Still, even to the extent tariffs have triggered some higher loss costs, the expectation is that U.S. auto underwriting overall will continue to be a profitable business in the near term, according to Tim Zawacki, principal research analyst for U.S. insurers at S&P Global Market Intelligence.
“Ultimately, there’s going to come a time when data supports significant rate decreases,” he said.
There are other hangover effects, too. Progressive reported a $950 million underwriting expense for a policyholder credit in Florida, where the company said insurance rules require it to return profit to customers when underwriting margins exceed a certain level. The company told analysts that a few other states also have laws on excess profits, but it didn’t “foresee other similar exposures.”
More people are also shopping around for car insurance. Allstate said that its tracking of shoppers in auto insurance was up over 9 percent from last year so far in 2025.

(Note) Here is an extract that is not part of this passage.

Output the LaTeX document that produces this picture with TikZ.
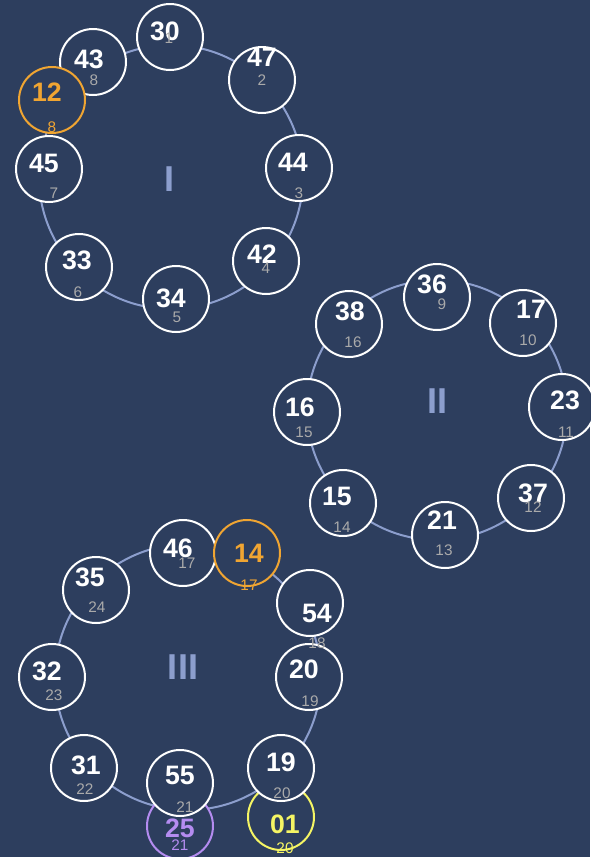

Tracking by economists at the Swiss Re Institute indicates a trailing 12-month rate increase in personal auto of 2 percent in September, down from 10 percent a year prior. The economists are forecasting a broader decline in U.S. property-and-casualty insurers’ overall profitability, from a 12 percent return on equity in 2025, to 10 percent next year.
Big players aim to sew up longer-term relationships with bundled policies, to be less vulnerable to pure price-shopping. And there might be offsetting trends in other products, such as homeowners’ insurance.
But whether it is an unexpected jump in claims costs or lower premiums that are the instigator, the upshot is that auto-insurance underwriting might now be past its peak profitability.